A number of video tributes were shown, including ones by John Waters, who remembered that O'Donnell "made my characters funnier and more charming that they were, and was the only person connected to Hairspray who didn't seem to spend the money he made on it"; and Jon Stewart, who, as a young comic, took a sketch class with O'Donnell. "He was a nice guy," said Stewart. "He was a smart guy. He was a funny guy. There aren't many like him anymore."

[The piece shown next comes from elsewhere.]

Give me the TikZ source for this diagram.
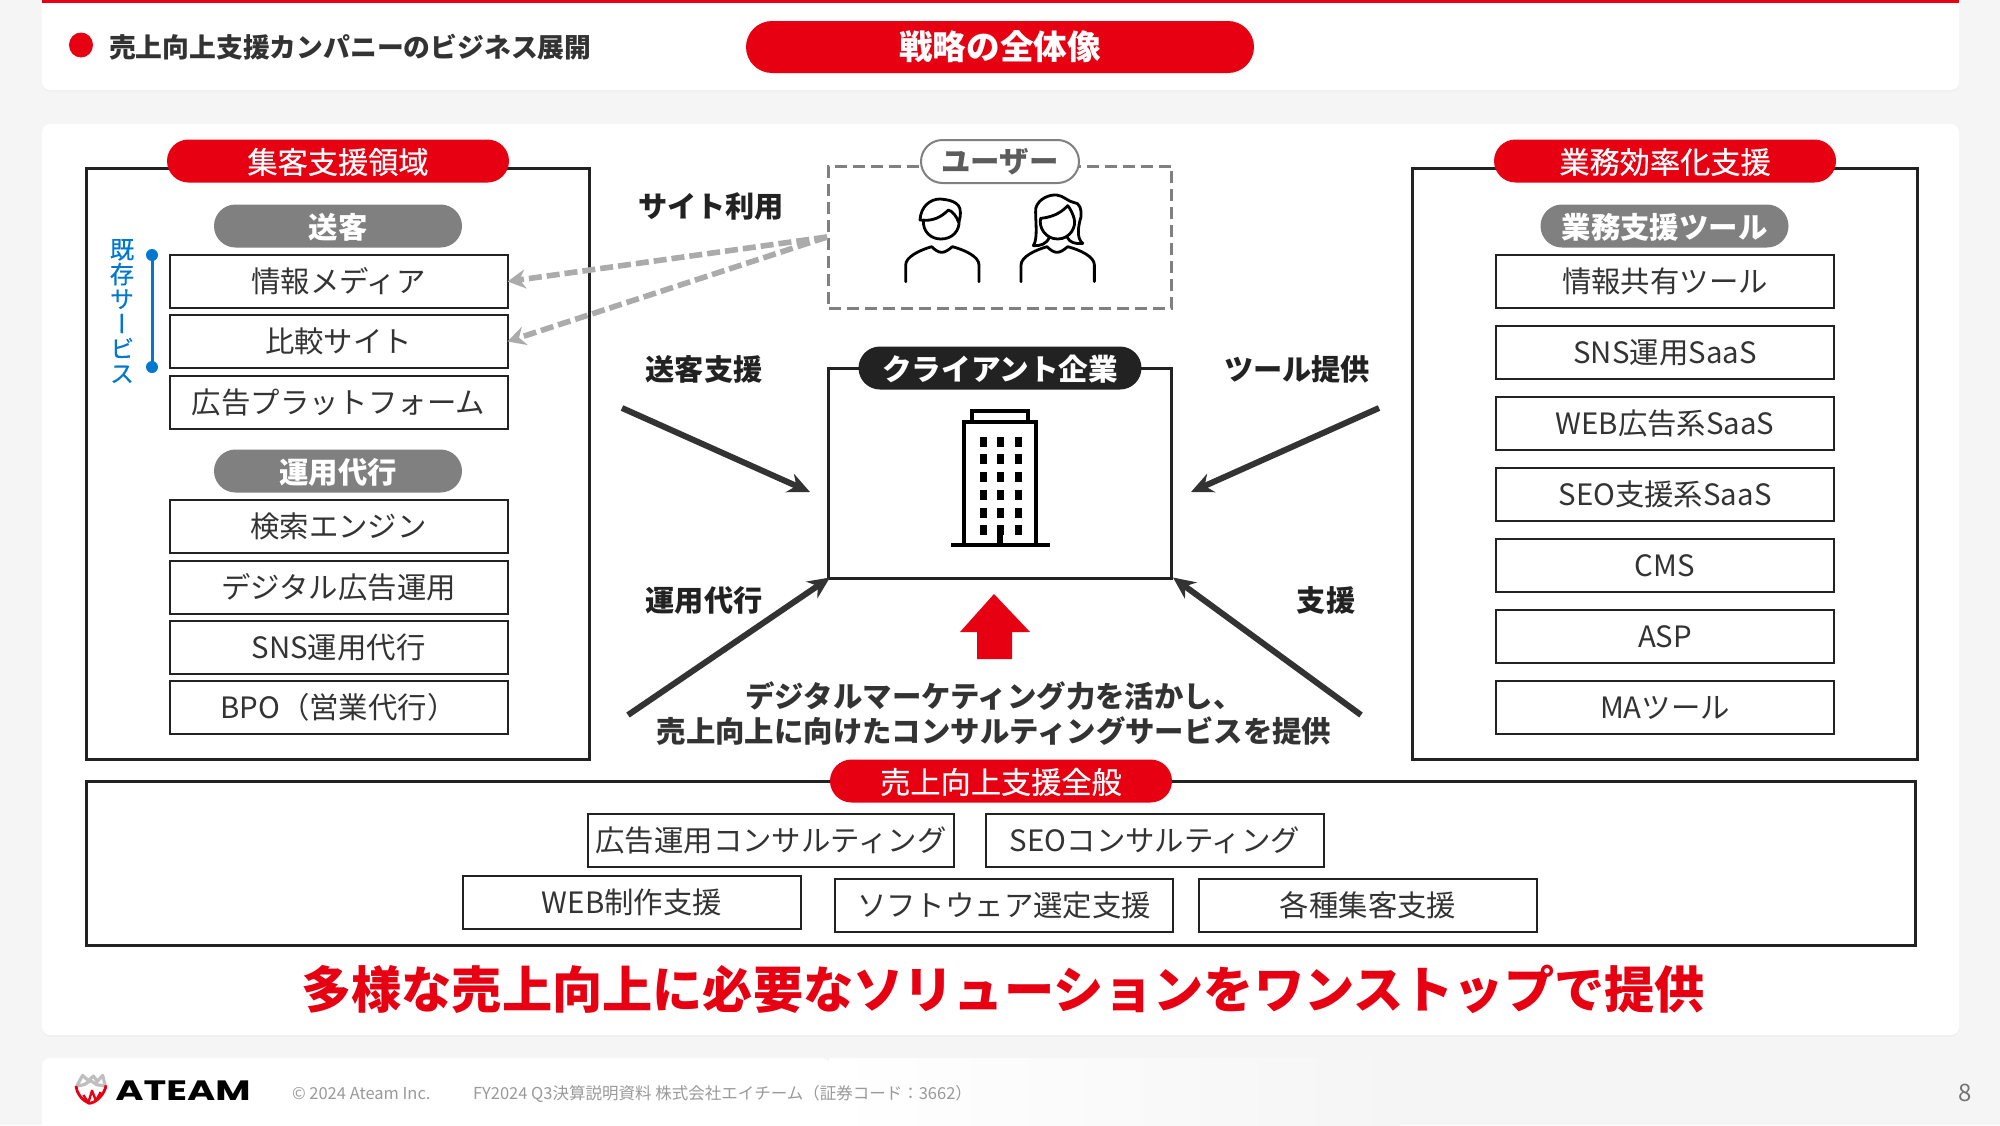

O'Donnell wrote short comic poems about life in New York City which he called "Manhattan Zen"; "The fourteenth floor is dishonest, but lucky," ran one. He also drew hundreds of cartoons, some of which were published in the New Yorker. (His brother said Mark suggested a published compilation could be titled "If Only He Could Draw.") Images of a couple dozen of these were shown before the memorial got underway. In one, some fish climbing out of the sea onto land are met by another returning, who says, "I going back. Have you seen the prices?" A final cartoon, shown at the end, depicted a series of headstones. Carved on each one was at the kind of ecstatic blurb one sees on Broadway marquees.
Mark was always "paddling on his own underground river," said Hughes, who gave the closing remarks. "Mark O'Donnell may have thought himself a stranger on this earth, but his stay here was an incredibly productive one. Joy, happiness, laughter — Mark produced those in ample amount."